Thesis Open Access

Schema Inference on Wikidata

Werkmeister, Lucas

Thesis supervisor(s)

Reussner, Ralf; Sack, Harald; Koutraki, Maria

Wikidata, the free knowledge base in the Wikimedia movement, is used by various Wikimedia projects and third parties to provide machine-readable information and data. Its data quality is managed and monitored by its community using several quality control mechanisms, recently including formal schemas in the Shape Expressions language. However, larger schemas can be tedious to write, making automatic inference of schemas from a set of exemplary Items an attractive prospect.
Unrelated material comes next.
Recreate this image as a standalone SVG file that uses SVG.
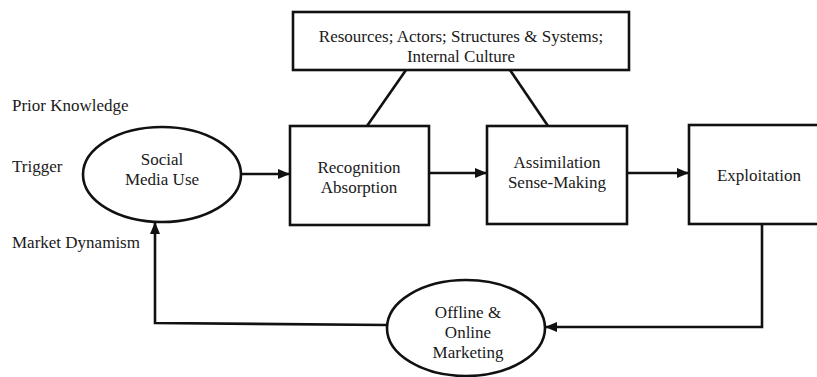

This thesis investigates this option by updating and adapting the RDF2Graph program to infer schemas from a set of Wikidata Items, and providing a web-based tool which makes this process available to the Wikidata community. Though the resulting schemas are usually not fit for direct validation, they can still be useful as a form of describing the layout of an area of Wikidata’s data model, a way to notice potential issues in the source data, or a basis for a manually curated schema.

master-thesis-final.tar.gz is a tarball of the thesis' source code, from which it should be possible to build the thesis by running make; master-thesis-Lucas-Werkmeister.pdf is the PDF built directly by PDFLaTeX; and master-thesis-Lucas-Werkmeister-signed.pdf is a signed version of master-thesis-Lucas-Werkmeister.pdf, signed with the PortableSigner software using the author's certificate from the KIT CA.